──────── Data shown ────────

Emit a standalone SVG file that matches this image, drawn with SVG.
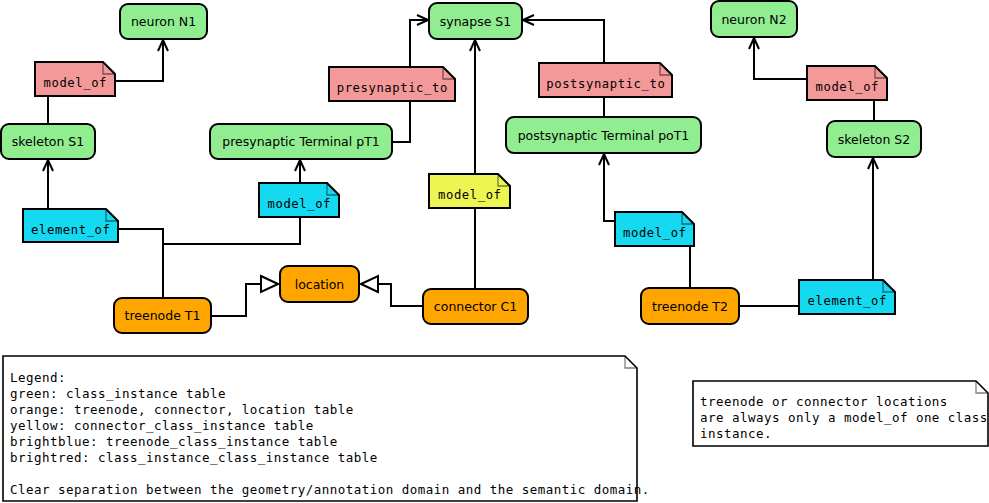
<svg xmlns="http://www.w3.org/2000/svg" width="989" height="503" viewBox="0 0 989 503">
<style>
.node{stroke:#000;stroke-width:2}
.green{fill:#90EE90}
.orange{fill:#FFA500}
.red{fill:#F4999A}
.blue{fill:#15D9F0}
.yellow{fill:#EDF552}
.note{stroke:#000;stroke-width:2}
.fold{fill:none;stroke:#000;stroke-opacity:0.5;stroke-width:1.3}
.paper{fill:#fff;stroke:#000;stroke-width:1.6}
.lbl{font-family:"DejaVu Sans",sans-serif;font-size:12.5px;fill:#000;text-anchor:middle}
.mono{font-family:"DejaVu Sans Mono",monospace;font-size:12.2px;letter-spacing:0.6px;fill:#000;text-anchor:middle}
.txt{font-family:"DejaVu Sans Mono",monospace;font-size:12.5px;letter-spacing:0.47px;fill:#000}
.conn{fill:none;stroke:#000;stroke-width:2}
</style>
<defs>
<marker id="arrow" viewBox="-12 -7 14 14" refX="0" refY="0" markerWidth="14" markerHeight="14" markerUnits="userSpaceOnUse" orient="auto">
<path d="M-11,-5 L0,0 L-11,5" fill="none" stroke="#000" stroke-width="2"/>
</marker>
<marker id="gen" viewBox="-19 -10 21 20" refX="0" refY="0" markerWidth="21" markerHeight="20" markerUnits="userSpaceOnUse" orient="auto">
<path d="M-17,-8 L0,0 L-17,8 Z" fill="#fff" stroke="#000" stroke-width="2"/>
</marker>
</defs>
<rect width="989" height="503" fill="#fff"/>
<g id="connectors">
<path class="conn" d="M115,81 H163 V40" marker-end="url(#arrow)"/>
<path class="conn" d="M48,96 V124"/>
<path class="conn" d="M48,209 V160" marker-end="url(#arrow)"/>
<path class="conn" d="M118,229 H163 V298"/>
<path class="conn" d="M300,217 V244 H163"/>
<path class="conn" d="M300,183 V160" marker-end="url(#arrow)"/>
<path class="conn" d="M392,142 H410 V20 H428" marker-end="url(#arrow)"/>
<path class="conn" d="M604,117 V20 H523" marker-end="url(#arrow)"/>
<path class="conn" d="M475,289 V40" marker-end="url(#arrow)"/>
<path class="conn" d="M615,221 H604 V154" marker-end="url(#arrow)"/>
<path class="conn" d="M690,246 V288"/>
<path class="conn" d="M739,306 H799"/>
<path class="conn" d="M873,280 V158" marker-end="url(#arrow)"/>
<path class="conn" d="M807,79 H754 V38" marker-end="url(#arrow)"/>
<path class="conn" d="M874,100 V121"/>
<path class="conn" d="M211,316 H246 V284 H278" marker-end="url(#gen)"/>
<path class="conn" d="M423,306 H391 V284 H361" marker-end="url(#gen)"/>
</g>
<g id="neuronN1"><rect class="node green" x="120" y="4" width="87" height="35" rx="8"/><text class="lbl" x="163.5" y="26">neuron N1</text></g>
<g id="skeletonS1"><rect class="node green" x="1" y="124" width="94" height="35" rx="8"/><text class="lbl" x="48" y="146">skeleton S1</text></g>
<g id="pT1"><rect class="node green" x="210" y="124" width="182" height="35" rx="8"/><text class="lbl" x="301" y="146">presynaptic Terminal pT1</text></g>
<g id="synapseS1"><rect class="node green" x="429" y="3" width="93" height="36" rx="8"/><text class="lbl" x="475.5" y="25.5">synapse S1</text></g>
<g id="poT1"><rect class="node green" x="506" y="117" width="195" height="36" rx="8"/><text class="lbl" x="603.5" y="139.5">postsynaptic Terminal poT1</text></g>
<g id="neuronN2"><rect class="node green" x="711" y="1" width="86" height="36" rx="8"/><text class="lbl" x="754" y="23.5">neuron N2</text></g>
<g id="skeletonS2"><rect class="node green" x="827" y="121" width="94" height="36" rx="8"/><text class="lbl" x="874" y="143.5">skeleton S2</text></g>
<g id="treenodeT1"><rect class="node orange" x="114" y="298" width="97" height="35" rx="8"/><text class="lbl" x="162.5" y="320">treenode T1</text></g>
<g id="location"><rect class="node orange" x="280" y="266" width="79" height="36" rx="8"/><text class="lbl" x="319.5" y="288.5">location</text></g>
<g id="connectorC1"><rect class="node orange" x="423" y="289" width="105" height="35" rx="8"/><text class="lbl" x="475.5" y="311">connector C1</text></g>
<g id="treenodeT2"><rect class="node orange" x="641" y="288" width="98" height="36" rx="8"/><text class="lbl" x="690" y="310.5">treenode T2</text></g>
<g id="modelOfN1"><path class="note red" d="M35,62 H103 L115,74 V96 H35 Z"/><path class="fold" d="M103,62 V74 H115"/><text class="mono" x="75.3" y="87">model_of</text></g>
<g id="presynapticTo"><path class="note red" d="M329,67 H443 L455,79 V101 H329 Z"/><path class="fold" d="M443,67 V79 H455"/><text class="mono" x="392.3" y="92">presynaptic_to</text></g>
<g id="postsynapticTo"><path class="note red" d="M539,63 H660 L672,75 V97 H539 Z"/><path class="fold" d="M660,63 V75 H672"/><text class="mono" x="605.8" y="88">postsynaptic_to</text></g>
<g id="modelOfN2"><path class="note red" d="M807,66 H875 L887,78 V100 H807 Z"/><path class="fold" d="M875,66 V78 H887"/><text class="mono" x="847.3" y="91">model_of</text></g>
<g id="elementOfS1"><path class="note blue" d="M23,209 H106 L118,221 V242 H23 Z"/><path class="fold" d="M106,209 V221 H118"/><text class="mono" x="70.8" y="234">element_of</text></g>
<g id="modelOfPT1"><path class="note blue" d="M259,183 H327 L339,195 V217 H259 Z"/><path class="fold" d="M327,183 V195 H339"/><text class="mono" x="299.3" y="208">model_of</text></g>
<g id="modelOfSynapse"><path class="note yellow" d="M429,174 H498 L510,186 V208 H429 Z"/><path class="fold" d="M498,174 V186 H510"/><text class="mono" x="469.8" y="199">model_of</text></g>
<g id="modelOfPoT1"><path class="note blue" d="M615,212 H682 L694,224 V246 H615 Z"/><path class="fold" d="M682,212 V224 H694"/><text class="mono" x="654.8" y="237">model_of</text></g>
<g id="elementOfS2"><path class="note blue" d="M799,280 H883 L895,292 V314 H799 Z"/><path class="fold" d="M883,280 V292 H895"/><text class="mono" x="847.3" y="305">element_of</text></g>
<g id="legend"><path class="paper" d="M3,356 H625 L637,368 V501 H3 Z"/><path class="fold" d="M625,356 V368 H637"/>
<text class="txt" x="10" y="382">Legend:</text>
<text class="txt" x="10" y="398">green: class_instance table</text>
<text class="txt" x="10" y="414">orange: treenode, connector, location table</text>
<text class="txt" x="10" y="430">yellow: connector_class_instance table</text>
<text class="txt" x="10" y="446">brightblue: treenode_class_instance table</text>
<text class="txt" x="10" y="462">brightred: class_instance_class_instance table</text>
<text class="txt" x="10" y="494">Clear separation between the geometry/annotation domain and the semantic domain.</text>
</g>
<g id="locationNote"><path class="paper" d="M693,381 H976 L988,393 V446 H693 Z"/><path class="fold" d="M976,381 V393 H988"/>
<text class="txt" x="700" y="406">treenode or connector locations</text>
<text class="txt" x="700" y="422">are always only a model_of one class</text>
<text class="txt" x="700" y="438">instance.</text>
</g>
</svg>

────────

- Stated exercise: Return the material exactly as given, apart from the pictures.

- In response:
Emit a standalone SVG file that matches this image, drawn with SVG.
<svg xmlns="http://www.w3.org/2000/svg" width="989" height="503" viewBox="0 0 989 503">
<style>
.node{stroke:#000;stroke-width:2}
.green{fill:#90EE90}
.orange{fill:#FFA500}
.red{fill:#F4999A}
.blue{fill:#15D9F0}
.yellow{fill:#EDF552}
.note{stroke:#000;stroke-width:2}
.fold{fill:none;stroke:#000;stroke-opacity:0.5;stroke-width:1.3}
.paper{fill:#fff;stroke:#000;stroke-width:1.6}
.lbl{font-family:"DejaVu Sans",sans-serif;font-size:12.5px;fill:#000;text-anchor:middle}
.mono{font-family:"DejaVu Sans Mono",monospace;font-size:12.2px;letter-spacing:0.6px;fill:#000;text-anchor:middle}
.txt{font-family:"DejaVu Sans Mono",monospace;font-size:12.5px;letter-spacing:0.47px;fill:#000}
.conn{fill:none;stroke:#000;stroke-width:2}
</style>
<defs>
<marker id="arrow" viewBox="-12 -7 14 14" refX="0" refY="0" markerWidth="14" markerHeight="14" markerUnits="userSpaceOnUse" orient="auto">
<path d="M-11,-5 L0,0 L-11,5" fill="none" stroke="#000" stroke-width="2"/>
</marker>
<marker id="gen" viewBox="-19 -10 21 20" refX="0" refY="0" markerWidth="21" markerHeight="20" markerUnits="userSpaceOnUse" orient="auto">
<path d="M-17,-8 L0,0 L-17,8 Z" fill="#fff" stroke="#000" stroke-width="2"/>
</marker>
</defs>
<rect width="989" height="503" fill="#fff"/>
<g id="connectors">
<path class="conn" d="M115,81 H163 V40" marker-end="url(#arrow)"/>
<path class="conn" d="M48,96 V124"/>
<path class="conn" d="M48,209 V160" marker-end="url(#arrow)"/>
<path class="conn" d="M118,229 H163 V298"/>
<path class="conn" d="M300,217 V244 H163"/>
<path class="conn" d="M300,183 V160" marker-end="url(#arrow)"/>
<path class="conn" d="M392,142 H410 V20 H428" marker-end="url(#arrow)"/>
<path class="conn" d="M604,117 V20 H523" marker-end="url(#arrow)"/>
<path class="conn" d="M475,289 V40" marker-end="url(#arrow)"/>
<path class="conn" d="M615,221 H604 V154" marker-end="url(#arrow)"/>
<path class="conn" d="M690,246 V288"/>
<path class="conn" d="M739,306 H799"/>
<path class="conn" d="M873,280 V158" marker-end="url(#arrow)"/>
<path class="conn" d="M807,79 H754 V38" marker-end="url(#arrow)"/>
<path class="conn" d="M874,100 V121"/>
<path class="conn" d="M211,316 H246 V284 H278" marker-end="url(#gen)"/>
<path class="conn" d="M423,306 H391 V284 H361" marker-end="url(#gen)"/>
</g>
<g id="neuronN1"><rect class="node green" x="120" y="4" width="87" height="35" rx="8"/><text class="lbl" x="163.5" y="26">neuron N1</text></g>
<g id="skeletonS1"><rect class="node green" x="1" y="124" width="94" height="35" rx="8"/><text class="lbl" x="48" y="146">skeleton S1</text></g>
<g id="pT1"><rect class="node green" x="210" y="124" width="182" height="35" rx="8"/><text class="lbl" x="301" y="146">presynaptic Terminal pT1</text></g>
<g id="synapseS1"><rect class="node green" x="429" y="3" width="93" height="36" rx="8"/><text class="lbl" x="475.5" y="25.5">synapse S1</text></g>
<g id="poT1"><rect class="node green" x="506" y="117" width="195" height="36" rx="8"/><text class="lbl" x="603.5" y="139.5">postsynaptic Terminal poT1</text></g>
<g id="neuronN2"><rect class="node green" x="711" y="1" width="86" height="36" rx="8"/><text class="lbl" x="754" y="23.5">neuron N2</text></g>
<g id="skeletonS2"><rect class="node green" x="827" y="121" width="94" height="36" rx="8"/><text class="lbl" x="874" y="143.5">skeleton S2</text></g>
<g id="treenodeT1"><rect class="node orange" x="114" y="298" width="97" height="35" rx="8"/><text class="lbl" x="162.5" y="320">treenode T1</text></g>
<g id="location"><rect class="node orange" x="280" y="266" width="79" height="36" rx="8"/><text class="lbl" x="319.5" y="288.5">location</text></g>
<g id="connectorC1"><rect class="node orange" x="423" y="289" width="105" height="35" rx="8"/><text class="lbl" x="475.5" y="311">connector C1</text></g>
<g id="treenodeT2"><rect class="node orange" x="641" y="288" width="98" height="36" rx="8"/><text class="lbl" x="690" y="310.5">treenode T2</text></g>
<g id="modelOfN1"><path class="note red" d="M35,62 H103 L115,74 V96 H35 Z"/><path class="fold" d="M103,62 V74 H115"/><text class="mono" x="75.3" y="87">model_of</text></g>
<g id="presynapticTo"><path class="note red" d="M329,67 H443 L455,79 V101 H329 Z"/><path class="fold" d="M443,67 V79 H455"/><text class="mono" x="392.3" y="92">presynaptic_to</text></g>
<g id="postsynapticTo"><path class="note red" d="M539,63 H660 L672,75 V97 H539 Z"/><path class="fold" d="M660,63 V75 H672"/><text class="mono" x="605.8" y="88">postsynaptic_to</text></g>
<g id="modelOfN2"><path class="note red" d="M807,66 H875 L887,78 V100 H807 Z"/><path class="fold" d="M875,66 V78 H887"/><text class="mono" x="847.3" y="91">model_of</text></g>
<g id="elementOfS1"><path class="note blue" d="M23,209 H106 L118,221 V242 H23 Z"/><path class="fold" d="M106,209 V221 H118"/><text class="mono" x="70.8" y="234">element_of</text></g>
<g id="modelOfPT1"><path class="note blue" d="M259,183 H327 L339,195 V217 H259 Z"/><path class="fold" d="M327,183 V195 H339"/><text class="mono" x="299.3" y="208">model_of</text></g>
<g id="modelOfSynapse"><path class="note yellow" d="M429,174 H498 L510,186 V208 H429 Z"/><path class="fold" d="M498,174 V186 H510"/><text class="mono" x="469.8" y="199">model_of</text></g>
<g id="modelOfPoT1"><path class="note blue" d="M615,212 H682 L694,224 V246 H615 Z"/><path class="fold" d="M682,212 V224 H694"/><text class="mono" x="654.8" y="237">model_of</text></g>
<g id="elementOfS2"><path class="note blue" d="M799,280 H883 L895,292 V314 H799 Z"/><path class="fold" d="M883,280 V292 H895"/><text class="mono" x="847.3" y="305">element_of</text></g>
<g id="legend"><path class="paper" d="M3,356 H625 L637,368 V501 H3 Z"/><path class="fold" d="M625,356 V368 H637"/>
<text class="txt" x="10" y="382">Legend:</text>
<text class="txt" x="10" y="398">green: class_instance table</text>
<text class="txt" x="10" y="414">orange: treenode, connector, location table</text>
<text class="txt" x="10" y="430">yellow: connector_class_instance table</text>
<text class="txt" x="10" y="446">brightblue: treenode_class_instance table</text>
<text class="txt" x="10" y="462">brightred: class_instance_class_instance table</text>
<text class="txt" x="10" y="494">Clear separation between the geometry/annotation domain and the semantic domain.</text>
</g>
<g id="locationNote"><path class="paper" d="M693,381 H976 L988,393 V446 H693 Z"/><path class="fold" d="M976,381 V393 H988"/>
<text class="txt" x="700" y="406">treenode or connector locations</text>
<text class="txt" x="700" y="422">are always only a model_of one class</text>
<text class="txt" x="700" y="438">instance.</text>
</g>
</svg>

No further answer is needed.